The new Chicago Ordinance on sexual harassment, effective July 1, 2022, requires that an employer maintaining a business facility within the geographic boundaries of Chicago must have a written policy—including a conspicuously displayed notice poster in English and Spanish—documenting the prohibition of sexual harassment.

The written policy must include the following features:

  1. A statement that sexual harassment is illegal in Chicago.

  2. Definition of sexual harassment as defined in section 6-10-020, which adds that sexual harassment includes unwelcome conduct of a sexual nature and sexual misconduct, meaning any behavior of a sexual nature which also involves coercion, abuse of authority, or misuse of an individual’s employment position.

  3. Requirement that all employees participate in sexual harassment prevention training annually (minimum of one hour). Anyone supervising/managing employees must participate in a minimum of two hours of training annually.

  4. Requirement that all employees participate in one hour of bystander training annually.

  5. Examples of prohibited conduct that constitutes sexual harassment (the ordinance does not provide examples).

  6. Details on (1) how an individual can report sexual harassment, including instructions on how to make a confidential report with a form, to a manager, the employer’s headquarters, the Human Resources department, or another internal reporting mechanism; and (2) how legal services, including governmental, are available to employees who may be victims of harassment.

  7. Statement that retaliation for reporting sexual harassment is illegal in Chicago.

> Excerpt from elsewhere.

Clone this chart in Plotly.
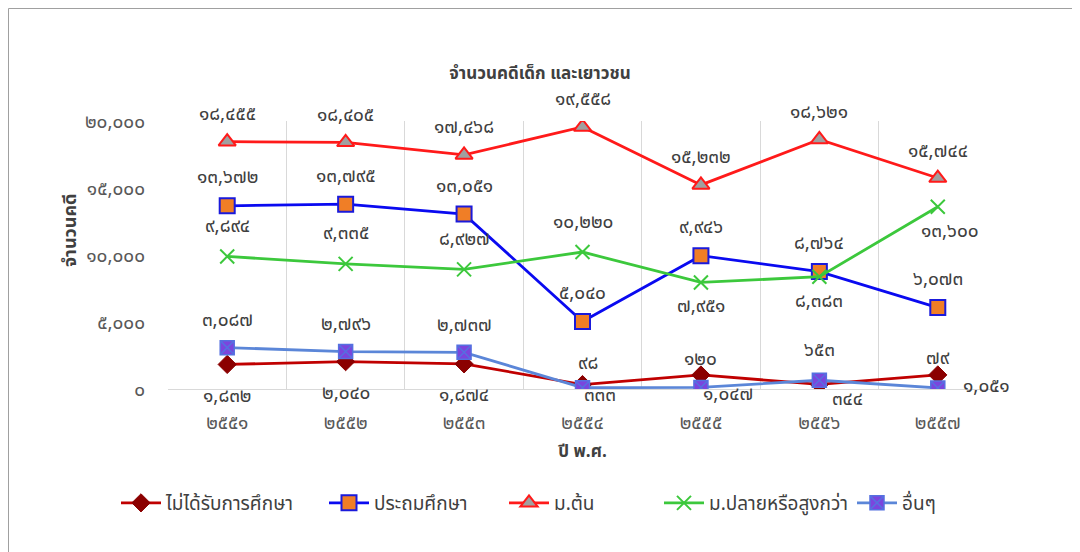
import plotly.graph_objects as go

# ---- data ----
years = ["๒๕๕๑", "๒๕๕๒", "๒๕๕๓", "๒๕๕๔", "๒๕๕๕", "๒๕๕๖", "๒๕๕๗"]
no_edu = [1832, 2040, 1874, 333, 1047, 344, 1051]
primary = [13672, 13795, 13051, 5040, 9946, 8764, 6073]
lower_sec = [18455, 18405, 17468, 19558, 15232, 18621, 15744]
upper_sec = [9894, 9335, 8927, 10220, 7951, 8383, 13600]
others = [3087, 2796, 2737, 98, 120, 653, 79]
y_ticks = [0, 5000, 10000, 15000, 20000]

names = ["ไม่ได้รับการศึกษา", "ประถมศึกษา", "ม.ต้น", "ม.ปลายหรือสูงกว่า", "อื่นๆ"]
title_text = "จำนวนคดีเด็ก และเยาวชน"
x_title = "ปี พ.ศ."
y_title = "จำนวนคดี"

THAI = str.maketrans("0123456789", "๐๑๒๓๔๕๖๗๘๙")


def thai_num(v):
    return f"{v:,}".translate(THAI)


FONT = "Tahoma, 'Noto Sans Thai', 'Leelawadee UI', 'Noto Sans', sans-serif"
TXT = "#404040"
NUM_SIZE = 19

# page is offset by the 8px body margin; figure is sized to fill the rest
W, H = 1072, 544
OFF = 8
PL, PR, PT, PB = 168 - OFF, 997 - OFF, 121 - OFF, 389 - OFF
pw, ph = PR - PL, PB - PT

# legend entry start positions (page px)
legend_x = [122, 330, 510, 665, 858]
legend_y = 503

# ---- styles ----
styles = [
    dict(line=dict(color="#C00000", width=2.8),
         marker=dict(symbol="diamond", size=14, color="#8B0000", line=dict(color="#8B0000", width=1))),
    dict(line=dict(color="#0A0AF0", width=2.8),
         marker=dict(symbol="square", size=15, color="#F07E26", line=dict(color="#1A1ADB", width=2))),
    dict(line=dict(color="#FF1A1A", width=2.8),
         marker=dict(symbol="triangle-up", size=15, color="#A0A0A0", line=dict(color="#FF1A1A", width=2))),
    dict(line=dict(color="#3CC83C", width=2.8),
         marker=dict(symbol="x-thin", size=14, color="#3CC83C", line=dict(color="#3CC83C", width=2))),
    dict(line=dict(color="#5B86D8", width=2.8),
         marker=dict(symbol="square-x", size=14, color="#7B45DD", line=dict(color="#5570E0", width=1.5))),
]

series = [no_edu, primary, lower_sec, upper_sec, others]

# label offsets (pixels) per series / point
label_shift = [
    [(0, -32), (0, -32), (0, -32), (17, -11), (27, -20), (28, -15), (49, -12)],
    [(0, 28)] * 7,
    [(0, 27)] * 7,
    [(0, 30), (0, 30), (0, 30), (0, 30), (0, -24), (0, -25), (12, -25)],
    [(0, 27), (0, 27), (0, 27), (5, 24), (0, 28), (0, 30), (0, 29)],
]

fig = go.Figure()
annotations = []
legends = {}
for i, (name, vals, st, shifts) in enumerate(zip(names, series, styles, label_shift)):
    lg = "legend" if i == 0 else f"legend{i + 1}"
    legends[lg] = dict(orientation="h", xref="container", yref="container",
                       x=(legend_x[i] - 6 - OFF) / W, xanchor="left",
                       y=1 - (legend_y - OFF) / H, yanchor="middle",
                       bgcolor="rgba(0,0,0,0)",
                       font=dict(family=FONT, size=NUM_SIZE, color="#404040"),
                       itemwidth=40)
    fig.add_trace(go.Scatter(x=years, y=vals, name=name, mode="lines+markers",
                             line=st["line"], marker=st["marker"], legend=lg))
    for xv, yv, (dx, dy) in zip(years, vals, shifts):
        annotations.append(dict(x=xv, y=yv, text=thai_num(yv), showarrow=False,
                                xshift=dx, yshift=dy,
                                font=dict(family=FONT, size=NUM_SIZE, color=TXT)))

# y-axis title placed like the reference (above the axis middle)
annotations.append(dict(xref="paper", yref="paper",
                        x=(70 - OFF - PL) / pw, y=(PB - (231 - OFF)) / ph,
                        text=f"<b>{y_title}</b>", textangle=-90, showarrow=False,
                        xanchor="center", yanchor="middle",
                        font=dict(family=FONT, size=18, color="#404040")))

fig.update_layout(
    width=W, height=H,
    paper_bgcolor="white", plot_bgcolor="white",
    margin=dict(l=PL, r=W - PR, t=PT, b=H - PB, pad=0),
    font=dict(family=FONT, size=NUM_SIZE, color="#595959"),
    title=dict(text=f"<b>{title_text}</b>", x=(540 - OFF) / W, xref="container", xanchor="center",
               y=1 - (73 - OFF) / H, yref="container", yanchor="middle",
               font=dict(family=FONT, size=17, color="#404040")),
    showlegend=True,
    annotations=annotations,
    shapes=[dict(type="rect", xref="paper", yref="paper",
                 x0=(0.5 - PL) / pw, x1=(1067 - PL) / pw,
                 y0=(PB - H - 10) / ph, y1=(PB - 0.5) / ph,
                 line=dict(color="#A0A0A0", width=1), fillcolor="rgba(0,0,0,0)", layer="below")],
    **legends,
)

fig.update_xaxes(type="category", range=[-0.5, 6.5], showgrid=True, gridcolor="#D9D9D9",
                 gridwidth=1, tickson="boundaries", ticks="", showline=True,
                 linecolor="#D9D9D9", linewidth=1, zeroline=False,
                 ticklabelstandoff=16,
                 tickfont=dict(family=FONT, size=NUM_SIZE, color="#595959"),
                 title=dict(text=f"<b>{x_title}</b>", standoff=8,
                            font=dict(family=FONT, size=17, color="#404040")))
fig.update_yaxes(range=[0, 20000], tickvals=y_ticks, ticktext=[thai_num(v) for v in y_ticks],
                 showgrid=False, zeroline=False, showline=False, ticks="",
                 ticklabelstandoff=22,
                 tickfont=dict(family=FONT, size=NUM_SIZE, color="#595959"))

fig.write_html("out.html")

This written policy must be retained for five years. The policy must be provided in the employee’s primary language within one week of their start date. When administering the required training, the employer can use the model sexual harassment prevention training program prepared by the State of Illinois required under 775 ILCS 5/2-109 or it may have its own prevention training program that is equal to or exceeds the Illinois law. Evidence of training, including slides and other materials, must be retained for five years.

Chicago recently released its model training slides and model written notices, which can be found here and here.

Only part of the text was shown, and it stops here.